TV-Premiere bei ARTE

"Hanne" mit Iris Berben: Zärtlich klopft der Tod

von Eric Leimann

Iris Berben erfährt in der Rolle einer gerade pensionierten Chef-Sekretärin, dass sie vielleicht Krebs hat. Sicher ist das jedoch nicht, die Labor-Ergebnisse kommen erst am Montag. Im von Dominik Graf fast zärtlich beobachteten TV-Drama steht der Titelheldin ein ungewöhnliches Wochenende bevor.

ARTE
Hanne
Drama • 07.06.2019 • 20:15 Uhr

Wer macht sich schon Gedanken über eine nahe Endlichkeit, wenn sich das Leben bisher stets bestens organisieren ließ? Chefsekretärin Hanne (Iris Berben) war jahrzehntelang die Frau am Kontrollhebel. Sogar die Rede zu Verabschiedung in ihre Rente hat sie selbst geschrieben. Man traut der klugen, vitalen Mittsechzigerin gar zu, das Problem eines plötzlichen Ruhestands in den Griff zu kriegen. Auch der ist schon geplant.

Beginnen soll die neue Lebensphase mit einer Krampfader-Operation, zu deren Vorbereitung eine Blutuntersuchung ansteht. Diese ergibt, dass Hanne eventuell an Leukämie erkrankt ist. Sicher ist das nicht, denn es gäbe noch andere, harmlosere Erklärungen für die erhöhten Leukozytenwerte. Krankenhausarzt Dr. Hamed (Mohamed Achour) verweist Patientin Hanne am Freitag darauf hin, dass erst am Montag der klärende Laborbefund vorliegt. Derweil solle sie sich ablenken und "auf keinen Fall im Internet recherchieren".

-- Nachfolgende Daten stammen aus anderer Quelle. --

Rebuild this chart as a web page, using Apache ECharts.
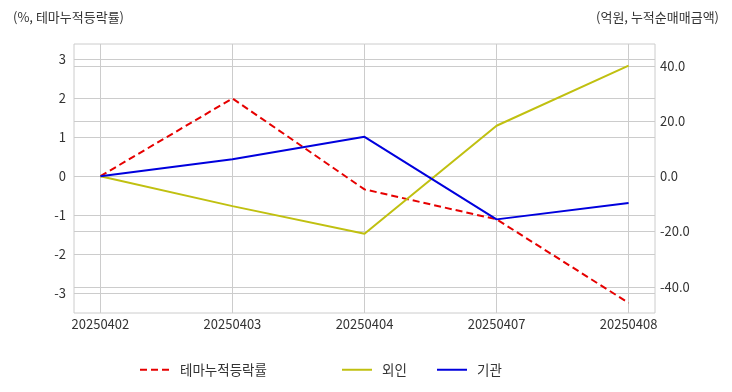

Es ist eine Nachricht, die Hanne den Boden unter den Füßen schwanken lässt. Zumal sie alleine lebt: Lange schon ist sie geschieden, der Sohn (Trystan Pütter) längst erwachsen. Im Angesicht eines möglichen nahen Todes verreist Hanne übers Wochenende. Sie zieht in ein Hotel und lässt sich treiben. Im Restaurant macht sie die Bekanntschaft der lebenslustigen Uli (Petra Kleinert), die dort den 70. Geburtstag ihres Mannes samt Familie feiert. Die beiden Frauen stürzen sich in eine Partynacht. Auch ein verflossener Liebhaber aus der Studentenzeit (Herbert Knaup) wird aufgesucht. Schließlich strandet Hanne bei einer lebensfrohen Proletarierfamilie und lernt, wie man ein Huhn rupft.

Überraschend leicht, aber keineswegs melodramatisch oder klischeehaft geht die vierfache Grimme-Preisträgerin Beate Langmaack ("Blauberrblau") das schwierige Thema an, wie eine Frau ihr eventuell nahendes Ende verarbeitet. Zudem verpflichtete man für die Regie Altrevoluzzer Dominik Graf ("Im Angesicht des Verbrechens"), einen "Bildermacher", der alles andere als TV-Standardware liefert. Neben dem starken Kreativduo hinter der Kamera gehört das herausragende TV-Drama jedoch Iris Berben, die Hanne mit großem Einfühlungsvermögen, aber auch äußerster Präzision spielt. Dass die Berben spielen kann, weiß man schon länger. Dass sie ihren Job hier so famos erledigt, konnte man nur erträumen, denn man sieht eine der wohl schauspielerisch besten TV-Leistungen des Fernsehjahres 2019.

Dazu passen die leisen Bilder Dominik Grafs, der seine Phase mit Extrem-Zooms, Wackelkamera und hektischen Schnitten – zumindest in diesem Film – überwunden zu haben scheint. Würde auch nicht so recht zum kontemplativen Thema des Nachdenkens über den Tod passen. Was Grafs Bilder jedoch von TV-Standardware unterscheidet, ist sein Blick für ungewöhnliche Perspektiven, Bilder und Assoziationen. Wenn Hanne im Angesicht des Todes einfach mal schweigend aus dem Fenster blickt und einen Schwarm Vögel beobachtet, der am winterlichen Himmel Formationen fliegt, hat das mehr mit Verarbeitung von Todesangst und der Liebe zum Leben zu tun, als es handelsübliche Dramen mit entsetzten Gesichtern und vielen Worten einfangen würden. Ein ganz feines Programm, das später im Jahr im Ersten zu sehen sein wird.